GIVEN INFORMATION:
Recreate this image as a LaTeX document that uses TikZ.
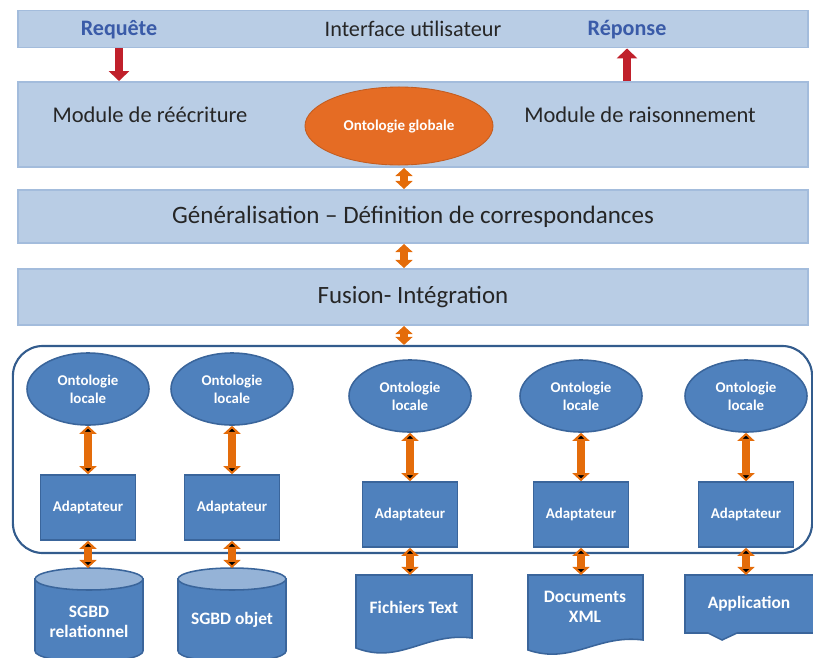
\documentclass[tikz,border=0pt]{standalone}
\usepackage{fontspec}
\setmainfont{Carlito}
\usepackage{tikz}
\usetikzlibrary{arrows.meta,shapes.geometric}

\definecolor{barfill}{HTML}{B9CDE5}
\definecolor{barline}{HTML}{A3BCDC}
\definecolor{boxblue}{HTML}{4F81BD}
\definecolor{boxline}{HTML}{3A659B}
\definecolor{toplight}{HTML}{95B3D7}
\definecolor{arrorange}{HTML}{E46C0A}
\definecolor{ellorange}{HTML}{E56C24}
\definecolor{arrred}{HTML}{C0202B}
\definecolor{txtblue}{HTML}{3A5BA8}
\definecolor{txtdark}{HTML}{262626}
\definecolor{frameline}{HTML}{335C8D}

\begin{document}
\begin{tikzpicture}[x=0.025cm,y=-0.025cm,
  bar/.style={rectangle, draw=barline, fill=barfill, line width=1.4pt, minimum width=19.75cm, text=txtdark},
  ontolocal/.style={ellipse, draw=boxline, fill=boxblue, line width=1.1pt, minimum width=3.05cm, minimum height=1.8cm, inner sep=0pt, align=center, text=white, font=\fontsize{10.6}{12.8}\selectfont\bfseries},
  adapt/.style={rectangle, draw=boxline, fill=boxblue, line width=1.1pt, minimum width=2.375cm, minimum height=1.625cm, text=white, font=\fontsize{10.6}{12.8}\selectfont\bfseries},
  srcshape/.style={draw=boxline, fill=boxblue, line width=1.1pt},
  srctext/.style={align=center, text=white, font=\fontsize{12.4}{14.2}\selectfont\bfseries}]
    \useasboundingbox (0,0) rectangle (813,657);
    \clip (0,0) rectangle (813,657);

    % bandeaux du haut
    \node[bar, minimum height=0.925cm, font=\fontsize{15.8}{19}\selectfont] (ui) at (413,29) {Interface utilisateur};
    \node[text=txtblue, font=\fontsize{15.7}{19}\selectfont\bfseries] (req) at (119,30) {Requête};
    \node[text=txtblue, font=\fontsize{15.7}{19}\selectfont\bfseries] (rep) at (627,30) {Réponse};
    \node[bar, minimum height=2.125cm] (mod) at (413,124.5) {};
    \node[text=txtdark, font=\fontsize{16}{19}\selectfont] (reecr) at (150,115) {Module de réécriture};
    \node[text=txtdark, font=\fontsize{16}{19}\selectfont] (rais) at (640,115) {Module de raisonnement};
    \node[ellipse, fill=ellorange, draw=ellorange!85!black, line width=0.6pt, minimum width=4.7cm, minimum height=1.95cm, inner sep=0pt, text=white, font=\fontsize{10.7}{13}\selectfont\bfseries] (og) at (399,126) {Ontologie globale};
    \node[bar, minimum height=1.325cm, font=\fontsize{17.8}{21}\selectfont] (gen) at (413,216.5) {Généralisation – Définition de correspondances};
    \node[bar, minimum height=1.4cm, font=\fontsize{17.7}{21}\selectfont] (fus) at (413,297) {Fusion- Intégration};
    \coordinate (axe) at (404,0);

    % cadre des sources locales
    \node[rectangle, rounded corners=0.75cm, draw=frameline, line width=1.5pt, minimum width=19.975cm, minimum height=5.175cm] (loc) at (412.5,449.5) {};

    \node[ontolocal] (ol1) at (88,389) {Ontologie\\locale};
    \node[ontolocal] (ol2) at (232,389) {Ontologie\\locale};
    \node[ontolocal] (ol3) at (410,396) {Ontologie\\locale};
    \node[ontolocal] (ol4) at (581,396) {Ontologie\\locale};
    \node[ontolocal] (ol5) at (746,396) {Ontologie\\locale};

    \node[adapt] (ad1) at (88,507.5) {Adaptateur};
    \node[adapt] (ad2) at (232,507.5) {Adaptateur};
    \node[adapt] (ad3) at (410,514.5) {Adaptateur};
    \node[adapt] (ad4) at (581,514.5) {Adaptateur};
    \node[adapt] (ad5) at (746,514.5) {Adaptateur};

    % sources
    \filldraw[srcshape] (143,579) -- (143,651) arc[start angle=0, end angle=180, x radius=54, y radius=11] -- (35,579) -- cycle;
    \filldraw[srcshape, fill=toplight] (89,579) ellipse[x radius=54, y radius=11];
    \filldraw[srcshape] (286,579) -- (286,651) arc[start angle=0, end angle=180, x radius=54, y radius=11] -- (178,579) -- cycle;
    \filldraw[srcshape, fill=toplight] (232,579) ellipse[x radius=54, y radius=11];
    \filldraw[srcshape] (356,575) -- (472,575) -- (472,638) .. controls (425,632) and (400,665) .. (356,648) -- cycle;
    \filldraw[srcshape] (528,575) -- (643,575) -- (643,640) .. controls (597,634) and (572,665) .. (528,650) -- cycle;
    \filldraw[srcshape] (685,575) -- (822,575) -- (822,633) -- (737,633) -- (722,640) -- (708,633) -- (685,633) -- cycle;

    \coordinate (db1) at (88,568);
    \coordinate (db2) at (232,568);
    \coordinate (doc3) at (410,575);
    \coordinate (doc4) at (581,575);
    \coordinate (app5) at (746,575);

    \node[srctext] (sgbdrel) at (89,622) {SGBD\\relationnel};
    \node[srctext] (sgbdobj) at (232,620) {SGBD objet};
    \node[srctext] (fich) at (414,607) {Fichiers Text};
    \node[srctext] (docxml) at (585,607) {Documents\\XML};
    \node[srctext] (appli) at (749,604) {Application};

    \tikzset{biarrow/.style={{Triangle[width=12pt,length=5.7pt]}-{Triangle[width=12pt,length=5.7pt]}, draw=arrorange, line width=6pt}}
    \tikzset{redarrow/.style={-{Triangle[width=14.2pt,length=7pt]}, draw=arrred, line width=6pt}}

    \draw[redarrow] (ui.south -| req) -- (mod.north -| req);
    \draw[redarrow] (mod.north -| rep) -- (ui.south -| rep);

    \draw[biarrow] (mod.south -| axe) -- (gen.north -| axe);
    \draw[biarrow] (gen.south -| axe) -- (fus.north -| axe);
    \draw[biarrow] (fus.south -| axe) -- (loc.north -| axe);

    \draw[biarrow] (ol1) edge (ad1) (ad1) edge (db1);
    \draw[biarrow] (ol2) edge (ad2) (ad2) edge (db2);
    \draw[biarrow] (ol3) edge (ad3) (ad3) edge (doc3);
    \draw[biarrow] (ol4) edge (ad4) (ad4) edge (doc4);
    \draw[biarrow] (ol5) edge (ad5) (ad5) edge (app5);

\end{tikzpicture}
\end{document}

TASK DIRECTIONS: Without the pictures, write out all of the material exactly.

RESULT OF THE TASK:
Recreate this image as a LaTeX document that uses TikZ.
\documentclass[tikz,border=0pt]{standalone}
\usepackage{fontspec}
\setmainfont{Carlito}
\usepackage{tikz}
\usetikzlibrary{arrows.meta,shapes.geometric}

\definecolor{barfill}{HTML}{B9CDE5}
\definecolor{barline}{HTML}{A3BCDC}
\definecolor{boxblue}{HTML}{4F81BD}
\definecolor{boxline}{HTML}{3A659B}
\definecolor{toplight}{HTML}{95B3D7}
\definecolor{arrorange}{HTML}{E46C0A}
\definecolor{ellorange}{HTML}{E56C24}
\definecolor{arrred}{HTML}{C0202B}
\definecolor{txtblue}{HTML}{3A5BA8}
\definecolor{txtdark}{HTML}{262626}
\definecolor{frameline}{HTML}{335C8D}

\begin{document}
\begin{tikzpicture}[x=0.025cm,y=-0.025cm,
  bar/.style={rectangle, draw=barline, fill=barfill, line width=1.4pt, minimum width=19.75cm, text=txtdark},
  ontolocal/.style={ellipse, draw=boxline, fill=boxblue, line width=1.1pt, minimum width=3.05cm, minimum height=1.8cm, inner sep=0pt, align=center, text=white, font=\fontsize{10.6}{12.8}\selectfont\bfseries},
  adapt/.style={rectangle, draw=boxline, fill=boxblue, line width=1.1pt, minimum width=2.375cm, minimum height=1.625cm, text=white, font=\fontsize{10.6}{12.8}\selectfont\bfseries},
  srcshape/.style={draw=boxline, fill=boxblue, line width=1.1pt},
  srctext/.style={align=center, text=white, font=\fontsize{12.4}{14.2}\selectfont\bfseries}]
    \useasboundingbox (0,0) rectangle (813,657);
    \clip (0,0) rectangle (813,657);

    % bandeaux du haut
    \node[bar, minimum height=0.925cm, font=\fontsize{15.8}{19}\selectfont] (ui) at (413,29) {Interface utilisateur};
    \node[text=txtblue, font=\fontsize{15.7}{19}\selectfont\bfseries] (req) at (119,30) {Requête};
    \node[text=txtblue, font=\fontsize{15.7}{19}\selectfont\bfseries] (rep) at (627,30) {Réponse};
    \node[bar, minimum height=2.125cm] (mod) at (413,124.5) {};
    \node[text=txtdark, font=\fontsize{16}{19}\selectfont] (reecr) at (150,115) {Module de réécriture};
    \node[text=txtdark, font=\fontsize{16}{19}\selectfont] (rais) at (640,115) {Module de raisonnement};
    \node[ellipse, fill=ellorange, draw=ellorange!85!black, line width=0.6pt, minimum width=4.7cm, minimum height=1.95cm, inner sep=0pt, text=white, font=\fontsize{10.7}{13}\selectfont\bfseries] (og) at (399,126) {Ontologie globale};
    \node[bar, minimum height=1.325cm, font=\fontsize{17.8}{21}\selectfont] (gen) at (413,216.5) {Généralisation – Définition de correspondances};
    \node[bar, minimum height=1.4cm, font=\fontsize{17.7}{21}\selectfont] (fus) at (413,297) {Fusion- Intégration};
    \coordinate (axe) at (404,0);

    % cadre des sources locales
    \node[rectangle, rounded corners=0.75cm, draw=frameline, line width=1.5pt, minimum width=19.975cm, minimum height=5.175cm] (loc) at (412.5,449.5) {};

    \node[ontolocal] (ol1) at (88,389) {Ontologie\\locale};
    \node[ontolocal] (ol2) at (232,389) {Ontologie\\locale};
    \node[ontolocal] (ol3) at (410,396) {Ontologie\\locale};
    \node[ontolocal] (ol4) at (581,396) {Ontologie\\locale};
    \node[ontolocal] (ol5) at (746,396) {Ontologie\\locale};

    \node[adapt] (ad1) at (88,507.5) {Adaptateur};
    \node[adapt] (ad2) at (232,507.5) {Adaptateur};
    \node[adapt] (ad3) at (410,514.5) {Adaptateur};
    \node[adapt] (ad4) at (581,514.5) {Adaptateur};
    \node[adapt] (ad5) at (746,514.5) {Adaptateur};

    % sources
    \filldraw[srcshape] (143,579) -- (143,651) arc[start angle=0, end angle=180, x radius=54, y radius=11] -- (35,579) -- cycle;
    \filldraw[srcshape, fill=toplight] (89,579) ellipse[x radius=54, y radius=11];
    \filldraw[srcshape] (286,579) -- (286,651) arc[start angle=0, end angle=180, x radius=54, y radius=11] -- (178,579) -- cycle;
    \filldraw[srcshape, fill=toplight] (232,579) ellipse[x radius=54, y radius=11];
    \filldraw[srcshape] (356,575) -- (472,575) -- (472,638) .. controls (425,632) and (400,665) .. (356,648) -- cycle;
    \filldraw[srcshape] (528,575) -- (643,575) -- (643,640) .. controls (597,634) and (572,665) .. (528,650) -- cycle;
    \filldraw[srcshape] (685,575) -- (822,575) -- (822,633) -- (737,633) -- (722,640) -- (708,633) -- (685,633) -- cycle;

    \coordinate (db1) at (88,568);
    \coordinate (db2) at (232,568);
    \coordinate (doc3) at (410,575);
    \coordinate (doc4) at (581,575);
    \coordinate (app5) at (746,575);

    \node[srctext] (sgbdrel) at (89,622) {SGBD\\relationnel};
    \node[srctext] (sgbdobj) at (232,620) {SGBD objet};
    \node[srctext] (fich) at (414,607) {Fichiers Text};
    \node[srctext] (docxml) at (585,607) {Documents\\XML};
    \node[srctext] (appli) at (749,604) {Application};

    \tikzset{biarrow/.style={{Triangle[width=12pt,length=5.7pt]}-{Triangle[width=12pt,length=5.7pt]}, draw=arrorange, line width=6pt}}
    \tikzset{redarrow/.style={-{Triangle[width=14.2pt,length=7pt]}, draw=arrred, line width=6pt}}

    \draw[redarrow] (ui.south -| req) -- (mod.north -| req);
    \draw[redarrow] (mod.north -| rep) -- (ui.south -| rep);

    \draw[biarrow] (mod.south -| axe) -- (gen.north -| axe);
    \draw[biarrow] (gen.south -| axe) -- (fus.north -| axe);
    \draw[biarrow] (fus.south -| axe) -- (loc.north -| axe);

    \draw[biarrow] (ol1) edge (ad1) (ad1) edge (db1);
    \draw[biarrow] (ol2) edge (ad2) (ad2) edge (db2);
    \draw[biarrow] (ol3) edge (ad3) (ad3) edge (doc3);
    \draw[biarrow] (ol4) edge (ad4) (ad4) edge (doc4);
    \draw[biarrow] (ol5) edge (ad5) (ad5) edge (app5);

\end{tikzpicture}
\end{document}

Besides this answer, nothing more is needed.